The in basket: I have written a lot about speed bumps, and speed humps and speed tables and their various approaches to slowing down drivers by requiring then to slow down or suffer anything from a rattle in the trunk to a broken suspension.
Generally I’ve addressed complaints about them from readers or ideas on how they can be made less disruptive.
I have been spending a lot of time recently in Cabo San Lucas, Mexico, and environs, and let me tell you you don’t know how good you’ve got it in Kitsap County.
The out basket: In Mexico, or at least in Baja California Sur, as the southern half of the Baja Peninsula is called, speed bumps/humps/tables are called “topes,” pronounced TOH-pays, and they will make you thankful for a mere speed bump, which is the worst of the three kinds in the Northwest.
There are two kinds in Cabo. The least objectionable are a series of round rises that run in a row across the road. In the states they would be called RPMs, for raised pavement markers, or, familiarly, “turtles.” They are, at least, not hard to see and not especially damaging if you hit them too hard.

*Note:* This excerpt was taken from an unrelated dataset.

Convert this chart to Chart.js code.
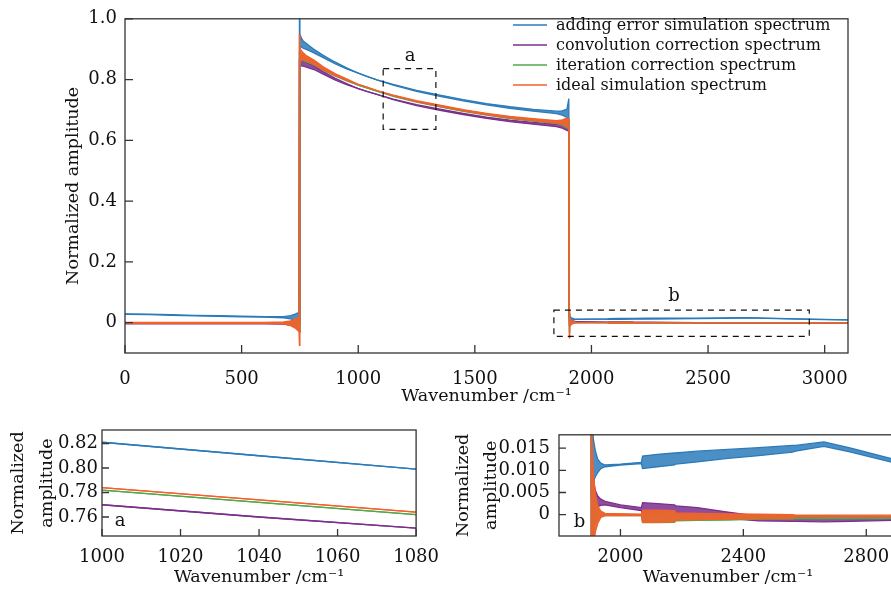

Many of the rows are missing a turtle or several and you can minimize the bounce by aiming for the gaps.
They can be deployed as they are in the states, but I’ve also seen them at the stop signs on two downhill legs of a city intersection, forcing great care at the signs.
Then there is the other kind. They might be made of asphalt, concrete or even dirt. They span the roadway and are tall and painful to go over at a normal speed. Worst of all, little effort is made to make them visible as a variation in the road surface and there are no signs warning of them. They are devilishly hard to see at night.

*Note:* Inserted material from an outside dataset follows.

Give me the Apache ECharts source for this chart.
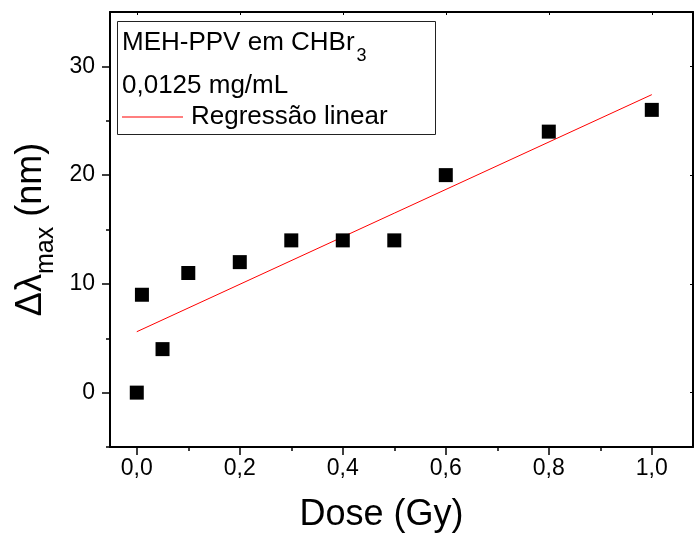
<!DOCTYPE html>
<html>
<head>
<meta charset="utf-8">
<script src="https://cdn.jsdelivr.net/npm/echarts@6/dist/echarts.min.js"></script>
<style>
  html, body { margin: 0; padding: 0; background: #fff; }
  #chart { width: 694px; height: 533px; }
</style>
</head>
<body>
<div id="chart"></div>
<script>
// Shift of the absorption maximum versus dose
const doses = [0, 0.01, 0.05, 0.1, 0.2, 0.3, 0.4, 0.5, 0.6, 0.8, 1.0];
const shifts = [0, 9, 4, 11, 12, 14, 14, 14, 20, 24, 26];

// Linear fit end points
const fitX = [0, 1.0];
const fitY = [5.6, 27.4];

// Tick positions and labels
const xMajor = [0, 0.2, 0.4, 0.6, 0.8, 1.0];
const xMinor = [0.1, 0.3, 0.5, 0.7, 0.9];
const yMajor = [0, 10, 20, 30];
const yMinor = [-5, 5, 15, 25];

const FONT = '"Liberation Sans", Arial, sans-serif';
const X_MIN = -0.052, X_MAX = 1.08, Y_MIN = -5, Y_MAX = 35;

const fmt = v => v.toFixed(1).replace('.', ',');

const chart = echarts.init(document.getElementById('chart'), null, { renderer: 'canvas' });

const baseX = {
  type: 'value', min: X_MIN, max: X_MAX,
  splitLine: { show: false }
};
const baseY = {
  type: 'value', min: Y_MIN, max: Y_MAX,
  splitLine: { show: false }
};

chart.setOption({
  animation: false,
  backgroundColor: '#fff',
  grid: { left: 110, top: 12, right: 1, bottom: 86, outerBoundsMode: 'none' },
  xAxis: [
    Object.assign({}, baseX, {
      position: 'bottom',
      axisLine: { show: true, onZero: false, lineStyle: { color: '#000', width: 2 } },
      axisTick: { show: true, length: 8, customValues: xMajor, lineStyle: { color: '#000', width: 1.5 } },
      axisLabel: {
        show: true, customValues: xMajor, margin: 10,
        formatter: v => fmt(v),
        color: '#000', fontSize: 23, fontFamily: FONT
      },
      name: 'Dose (Gy)', nameLocation: 'middle', nameGap: 50,
      nameTextStyle: { color: '#000', fontSize: 36, fontFamily: FONT, padding: [0, 40, 0, 0] }
    }),
    Object.assign({}, baseX, {
      position: 'bottom',
      axisLine: { show: false, onZero: false },
      axisTick: { show: true, length: 4, customValues: xMinor, lineStyle: { color: '#000', width: 1.5 } },
      axisLabel: { show: false }
    }),
    Object.assign({}, baseX, {
      position: 'top',
      axisLine: { show: true, onZero: false, lineStyle: { color: '#000', width: 2 } },
      axisTick: { show: true, inside: true, length: 3, customValues: xMajor, lineStyle: { color: '#000', width: 1 } },
      axisLabel: { show: false }
    })
  ],
  yAxis: [
    Object.assign({}, baseY, {
      position: 'left',
      axisLine: { show: true, onZero: false, lineStyle: { color: '#000', width: 2 } },
      axisTick: { show: true, length: 8, customValues: yMajor, lineStyle: { color: '#000', width: 1.5 } },
      axisLabel: {
        show: true, customValues: yMajor, margin: 15,
        color: '#000', fontSize: 23, fontFamily: FONT
      },
      name: '{t|Δλ}{s|max}{t| (nm)}', nameLocation: 'middle', nameGap: 54, nameRotate: 90,
      nameTextStyle: {
        color: '#000', fontFamily: FONT,
        rich: {
          t: { fontSize: 36, fontFamily: FONT, color: '#000', lineHeight: 40, verticalAlign: 'top' },
          s: { fontSize: 25, fontFamily: FONT, color: '#000', lineHeight: 26, padding: [20, 0, 0, 0], verticalAlign: 'top' }
        }
      }
    }),
    Object.assign({}, baseY, {
      position: 'left',
      axisLine: { show: false, onZero: false },
      axisTick: { show: true, length: 4, customValues: yMinor, lineStyle: { color: '#000', width: 1.5 } },
      axisLabel: { show: false }
    }),
    Object.assign({}, baseY, {
      position: 'right',
      axisLine: { show: true, onZero: false, lineStyle: { color: '#000', width: 2 } },
      axisTick: { show: true, inside: true, length: 3, customValues: yMajor, lineStyle: { color: '#000', width: 1 } },
      axisLabel: { show: false }
    })
  ],
  legend: {
    show: true,
    left: 122, top: 104, padding: 0,
    icon: 'rect',
    itemWidth: 61, itemHeight: 1, itemGap: 0,
    data: ['Regressão linear'],
    textStyle: { color: '#000', fontSize: 26, fontFamily: FONT, padding: [3, 0, 0, 3] }
  },
  graphic: [
    {
      type: 'rect', z: 10, silent: true,
      shape: { x: 117.5, y: 21.5, width: 318, height: 113 },
      style: { fill: null, stroke: '#222', lineWidth: 1 }
    },
    {
      type: 'text', z: 11, silent: true,
      x: 122, y: 30,
      style: {
        text: '{t|MEH-PPV em CHBr}{s|3}',
        rich: {
          t: { fontSize: 26, fontFamily: FONT, fill: '#000', lineHeight: 28, verticalAlign: 'top' },
          s: { fontSize: 18, fontFamily: FONT, fill: '#000', lineHeight: 19, padding: [17, 0, 0, 2], verticalAlign: 'top' }
        }
      }
    },
    {
      type: 'text', z: 11, silent: true,
      x: 122, y: 73,
      style: { text: '0,0125 mg/mL', fontSize: 26, fontFamily: FONT, fill: '#000' }
    }
  ],
  series: [
    {
      name: 'Scatter',
      type: 'scatter',
      xAxisIndex: 0, yAxisIndex: 0,
      symbol: 'rect', symbolSize: 14,
      itemStyle: { color: '#000', opacity: 1 },
      data: doses.map((d, i) => [d, shifts[i]]),
      z: 3
    },
    {
      name: 'Regressão linear',
      type: 'line',
      xAxisIndex: 0, yAxisIndex: 0,
      symbol: 'none', showSymbol: false,
      lineStyle: { color: '#ff0000', width: 1 },
      itemStyle: { color: '#ff0000' },
      data: fitX.map((x, i) => [x, fitY[i]]),
      z: 2
    }
  ]
});
</script>
</body>
</html>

I’m told it’s not unusual for passengers to yell out “Tope!!” when they don’t think the driver has seen one. Brake shops in Cabo must love them, as braking suddenly when you realize you’re about to cross one (or your passengers have just loudly warned you)
is a common experience. Still, that’s a lot better than hitting one at the speed limit. That could require an auto repair shop or conceivably, a body shop.
A main freeway through Cabo will be flanked by parallel access roads on each side, ingress and egress to which is regulated, as you see in HOV lanes in the states. You don’t have to worry about topes on the freeway, where the speed limit is 90 kilometers per hour (60 mph). It’s on the access roads that you’ll find topes and, perhaps as a result of the widespread destruction wreaked in 2014 by Hurricane Odile, they are often augmented by fearsome potholes.
I’ve been driven around the area so far, and haven’t had to watch for topes while behind the wheel. It’s a thrill I can’t say I’m looking forward to.